Exact reproduction of the data is required, with images excluded.
[BEGIN]
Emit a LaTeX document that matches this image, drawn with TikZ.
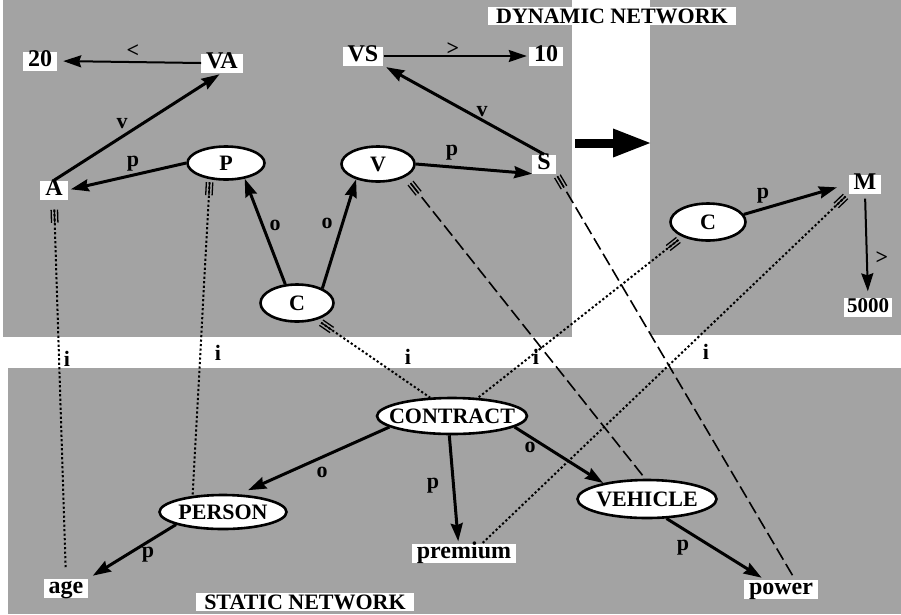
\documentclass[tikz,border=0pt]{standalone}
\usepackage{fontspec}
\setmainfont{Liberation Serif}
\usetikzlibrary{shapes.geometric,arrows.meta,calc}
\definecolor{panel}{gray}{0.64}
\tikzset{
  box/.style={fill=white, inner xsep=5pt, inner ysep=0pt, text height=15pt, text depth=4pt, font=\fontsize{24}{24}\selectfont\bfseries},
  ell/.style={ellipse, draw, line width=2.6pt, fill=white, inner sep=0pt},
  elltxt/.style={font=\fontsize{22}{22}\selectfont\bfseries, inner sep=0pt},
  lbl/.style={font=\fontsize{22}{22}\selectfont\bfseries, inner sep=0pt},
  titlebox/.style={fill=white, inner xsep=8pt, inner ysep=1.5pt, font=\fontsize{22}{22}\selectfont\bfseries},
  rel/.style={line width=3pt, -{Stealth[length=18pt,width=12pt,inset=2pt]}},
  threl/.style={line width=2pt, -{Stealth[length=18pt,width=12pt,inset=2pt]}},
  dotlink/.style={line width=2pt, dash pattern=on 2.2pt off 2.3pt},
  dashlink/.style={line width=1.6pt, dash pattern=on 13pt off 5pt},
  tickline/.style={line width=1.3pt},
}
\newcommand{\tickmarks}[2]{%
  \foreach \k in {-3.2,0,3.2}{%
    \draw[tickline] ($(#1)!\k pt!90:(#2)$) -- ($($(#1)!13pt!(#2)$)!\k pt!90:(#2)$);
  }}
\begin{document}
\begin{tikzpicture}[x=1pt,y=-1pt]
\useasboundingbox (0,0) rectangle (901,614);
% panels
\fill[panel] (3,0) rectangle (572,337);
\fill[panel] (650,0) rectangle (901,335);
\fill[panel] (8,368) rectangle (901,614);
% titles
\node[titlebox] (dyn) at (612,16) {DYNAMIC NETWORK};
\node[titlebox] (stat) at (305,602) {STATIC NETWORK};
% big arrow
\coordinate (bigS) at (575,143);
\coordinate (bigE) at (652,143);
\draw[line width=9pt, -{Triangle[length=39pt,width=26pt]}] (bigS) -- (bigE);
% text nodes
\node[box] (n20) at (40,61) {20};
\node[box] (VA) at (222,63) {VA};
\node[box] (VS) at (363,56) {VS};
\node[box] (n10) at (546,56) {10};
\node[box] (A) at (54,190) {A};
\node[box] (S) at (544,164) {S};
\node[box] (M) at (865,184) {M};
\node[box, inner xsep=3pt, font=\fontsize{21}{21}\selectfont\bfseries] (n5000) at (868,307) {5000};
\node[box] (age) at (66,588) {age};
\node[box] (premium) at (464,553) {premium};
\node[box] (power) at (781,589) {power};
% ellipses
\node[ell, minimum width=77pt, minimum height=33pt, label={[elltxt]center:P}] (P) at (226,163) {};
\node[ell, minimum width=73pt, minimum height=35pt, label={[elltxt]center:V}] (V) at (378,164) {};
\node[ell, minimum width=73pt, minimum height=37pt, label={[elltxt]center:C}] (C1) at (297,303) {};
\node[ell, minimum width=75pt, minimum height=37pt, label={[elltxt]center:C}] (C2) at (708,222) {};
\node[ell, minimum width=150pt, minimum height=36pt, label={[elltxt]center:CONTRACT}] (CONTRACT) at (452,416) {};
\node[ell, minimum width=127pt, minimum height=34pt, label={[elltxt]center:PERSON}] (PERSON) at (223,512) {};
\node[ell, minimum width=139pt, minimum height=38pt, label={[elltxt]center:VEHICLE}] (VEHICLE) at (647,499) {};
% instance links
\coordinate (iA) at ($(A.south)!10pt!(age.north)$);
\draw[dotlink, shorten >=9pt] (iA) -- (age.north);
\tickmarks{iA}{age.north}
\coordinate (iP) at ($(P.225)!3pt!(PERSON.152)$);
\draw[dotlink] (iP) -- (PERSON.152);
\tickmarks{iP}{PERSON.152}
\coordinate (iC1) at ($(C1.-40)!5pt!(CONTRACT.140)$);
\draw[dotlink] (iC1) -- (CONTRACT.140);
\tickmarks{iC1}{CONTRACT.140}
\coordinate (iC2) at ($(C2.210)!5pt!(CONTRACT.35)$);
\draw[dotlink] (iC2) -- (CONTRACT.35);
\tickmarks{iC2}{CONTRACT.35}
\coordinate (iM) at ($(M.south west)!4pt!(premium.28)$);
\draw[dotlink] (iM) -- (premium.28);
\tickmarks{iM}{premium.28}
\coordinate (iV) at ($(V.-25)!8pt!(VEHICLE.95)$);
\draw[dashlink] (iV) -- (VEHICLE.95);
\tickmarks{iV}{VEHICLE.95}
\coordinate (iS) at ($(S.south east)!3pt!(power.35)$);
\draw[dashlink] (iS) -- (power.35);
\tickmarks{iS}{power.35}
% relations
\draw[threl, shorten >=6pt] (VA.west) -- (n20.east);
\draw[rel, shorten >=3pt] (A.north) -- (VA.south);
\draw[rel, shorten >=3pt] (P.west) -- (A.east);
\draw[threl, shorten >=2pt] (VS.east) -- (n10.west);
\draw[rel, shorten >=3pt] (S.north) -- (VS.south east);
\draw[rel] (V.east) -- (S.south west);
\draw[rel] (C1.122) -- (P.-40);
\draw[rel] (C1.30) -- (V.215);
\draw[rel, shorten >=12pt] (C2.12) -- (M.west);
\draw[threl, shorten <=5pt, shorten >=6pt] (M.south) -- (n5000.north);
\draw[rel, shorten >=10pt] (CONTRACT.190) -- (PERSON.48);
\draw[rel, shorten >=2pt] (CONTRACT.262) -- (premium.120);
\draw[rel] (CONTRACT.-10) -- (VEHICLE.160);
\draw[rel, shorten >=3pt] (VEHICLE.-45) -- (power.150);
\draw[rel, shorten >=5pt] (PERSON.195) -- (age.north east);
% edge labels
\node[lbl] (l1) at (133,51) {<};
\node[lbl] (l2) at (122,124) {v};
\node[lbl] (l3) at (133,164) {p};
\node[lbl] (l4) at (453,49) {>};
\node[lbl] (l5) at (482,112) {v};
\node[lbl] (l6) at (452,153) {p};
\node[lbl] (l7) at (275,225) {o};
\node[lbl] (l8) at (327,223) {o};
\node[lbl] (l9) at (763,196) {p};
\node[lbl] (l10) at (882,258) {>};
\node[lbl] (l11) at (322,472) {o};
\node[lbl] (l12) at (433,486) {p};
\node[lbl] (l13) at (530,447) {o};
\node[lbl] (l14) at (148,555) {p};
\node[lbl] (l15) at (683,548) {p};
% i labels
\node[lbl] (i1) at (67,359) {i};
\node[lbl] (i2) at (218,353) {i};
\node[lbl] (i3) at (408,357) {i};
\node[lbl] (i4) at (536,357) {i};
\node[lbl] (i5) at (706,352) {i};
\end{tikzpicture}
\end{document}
[END]
* _Exercise answer_:
Emit a LaTeX document that matches this image, drawn with TikZ.
\documentclass[tikz,border=0pt]{standalone}
\usepackage{fontspec}
\setmainfont{Liberation Serif}
\usetikzlibrary{shapes.geometric,arrows.meta,calc}
\definecolor{panel}{gray}{0.64}
\tikzset{
  box/.style={fill=white, inner xsep=5pt, inner ysep=0pt, text height=15pt, text depth=4pt, font=\fontsize{24}{24}\selectfont\bfseries},
  ell/.style={ellipse, draw, line width=2.6pt, fill=white, inner sep=0pt},
  elltxt/.style={font=\fontsize{22}{22}\selectfont\bfseries, inner sep=0pt},
  lbl/.style={font=\fontsize{22}{22}\selectfont\bfseries, inner sep=0pt},
  titlebox/.style={fill=white, inner xsep=8pt, inner ysep=1.5pt, font=\fontsize{22}{22}\selectfont\bfseries},
  rel/.style={line width=3pt, -{Stealth[length=18pt,width=12pt,inset=2pt]}},
  threl/.style={line width=2pt, -{Stealth[length=18pt,width=12pt,inset=2pt]}},
  dotlink/.style={line width=2pt, dash pattern=on 2.2pt off 2.3pt},
  dashlink/.style={line width=1.6pt, dash pattern=on 13pt off 5pt},
  tickline/.style={line width=1.3pt},
}
\newcommand{\tickmarks}[2]{%
  \foreach \k in {-3.2,0,3.2}{%
    \draw[tickline] ($(#1)!\k pt!90:(#2)$) -- ($($(#1)!13pt!(#2)$)!\k pt!90:(#2)$);
  }}
\begin{document}
\begin{tikzpicture}[x=1pt,y=-1pt]
\useasboundingbox (0,0) rectangle (901,614);
% panels
\fill[panel] (3,0) rectangle (572,337);
\fill[panel] (650,0) rectangle (901,335);
\fill[panel] (8,368) rectangle (901,614);
% titles
\node[titlebox] (dyn) at (612,16) {DYNAMIC NETWORK};
\node[titlebox] (stat) at (305,602) {STATIC NETWORK};
% big arrow
\coordinate (bigS) at (575,143);
\coordinate (bigE) at (652,143);
\draw[line width=9pt, -{Triangle[length=39pt,width=26pt]}] (bigS) -- (bigE);
% text nodes
\node[box] (n20) at (40,61) {20};
\node[box] (VA) at (222,63) {VA};
\node[box] (VS) at (363,56) {VS};
\node[box] (n10) at (546,56) {10};
\node[box] (A) at (54,190) {A};
\node[box] (S) at (544,164) {S};
\node[box] (M) at (865,184) {M};
\node[box, inner xsep=3pt, font=\fontsize{21}{21}\selectfont\bfseries] (n5000) at (868,307) {5000};
\node[box] (age) at (66,588) {age};
\node[box] (premium) at (464,553) {premium};
\node[box] (power) at (781,589) {power};
% ellipses
\node[ell, minimum width=77pt, minimum height=33pt, label={[elltxt]center:P}] (P) at (226,163) {};
\node[ell, minimum width=73pt, minimum height=35pt, label={[elltxt]center:V}] (V) at (378,164) {};
\node[ell, minimum width=73pt, minimum height=37pt, label={[elltxt]center:C}] (C1) at (297,303) {};
\node[ell, minimum width=75pt, minimum height=37pt, label={[elltxt]center:C}] (C2) at (708,222) {};
\node[ell, minimum width=150pt, minimum height=36pt, label={[elltxt]center:CONTRACT}] (CONTRACT) at (452,416) {};
\node[ell, minimum width=127pt, minimum height=34pt, label={[elltxt]center:PERSON}] (PERSON) at (223,512) {};
\node[ell, minimum width=139pt, minimum height=38pt, label={[elltxt]center:VEHICLE}] (VEHICLE) at (647,499) {};
% instance links
\coordinate (iA) at ($(A.south)!10pt!(age.north)$);
\draw[dotlink, shorten >=9pt] (iA) -- (age.north);
\tickmarks{iA}{age.north}
\coordinate (iP) at ($(P.225)!3pt!(PERSON.152)$);
\draw[dotlink] (iP) -- (PERSON.152);
\tickmarks{iP}{PERSON.152}
\coordinate (iC1) at ($(C1.-40)!5pt!(CONTRACT.140)$);
\draw[dotlink] (iC1) -- (CONTRACT.140);
\tickmarks{iC1}{CONTRACT.140}
\coordinate (iC2) at ($(C2.210)!5pt!(CONTRACT.35)$);
\draw[dotlink] (iC2) -- (CONTRACT.35);
\tickmarks{iC2}{CONTRACT.35}
\coordinate (iM) at ($(M.south west)!4pt!(premium.28)$);
\draw[dotlink] (iM) -- (premium.28);
\tickmarks{iM}{premium.28}
\coordinate (iV) at ($(V.-25)!8pt!(VEHICLE.95)$);
\draw[dashlink] (iV) -- (VEHICLE.95);
\tickmarks{iV}{VEHICLE.95}
\coordinate (iS) at ($(S.south east)!3pt!(power.35)$);
\draw[dashlink] (iS) -- (power.35);
\tickmarks{iS}{power.35}
% relations
\draw[threl, shorten >=6pt] (VA.west) -- (n20.east);
\draw[rel, shorten >=3pt] (A.north) -- (VA.south);
\draw[rel, shorten >=3pt] (P.west) -- (A.east);
\draw[threl, shorten >=2pt] (VS.east) -- (n10.west);
\draw[rel, shorten >=3pt] (S.north) -- (VS.south east);
\draw[rel] (V.east) -- (S.south west);
\draw[rel] (C1.122) -- (P.-40);
\draw[rel] (C1.30) -- (V.215);
\draw[rel, shorten >=12pt] (C2.12) -- (M.west);
\draw[threl, shorten <=5pt, shorten >=6pt] (M.south) -- (n5000.north);
\draw[rel, shorten >=10pt] (CONTRACT.190) -- (PERSON.48);
\draw[rel, shorten >=2pt] (CONTRACT.262) -- (premium.120);
\draw[rel] (CONTRACT.-10) -- (VEHICLE.160);
\draw[rel, shorten >=3pt] (VEHICLE.-45) -- (power.150);
\draw[rel, shorten >=5pt] (PERSON.195) -- (age.north east);
% edge labels
\node[lbl] (l1) at (133,51) {<};
\node[lbl] (l2) at (122,124) {v};
\node[lbl] (l3) at (133,164) {p};
\node[lbl] (l4) at (453,49) {>};
\node[lbl] (l5) at (482,112) {v};
\node[lbl] (l6) at (452,153) {p};
\node[lbl] (l7) at (275,225) {o};
\node[lbl] (l8) at (327,223) {o};
\node[lbl] (l9) at (763,196) {p};
\node[lbl] (l10) at (882,258) {>};
\node[lbl] (l11) at (322,472) {o};
\node[lbl] (l12) at (433,486) {p};
\node[lbl] (l13) at (530,447) {o};
\node[lbl] (l14) at (148,555) {p};
\node[lbl] (l15) at (683,548) {p};
% i labels
\node[lbl] (i1) at (67,359) {i};
\node[lbl] (i2) at (218,353) {i};
\node[lbl] (i3) at (408,357) {i};
\node[lbl] (i4) at (536,357) {i};
\node[lbl] (i5) at (706,352) {i};
\end{tikzpicture}
\end{document}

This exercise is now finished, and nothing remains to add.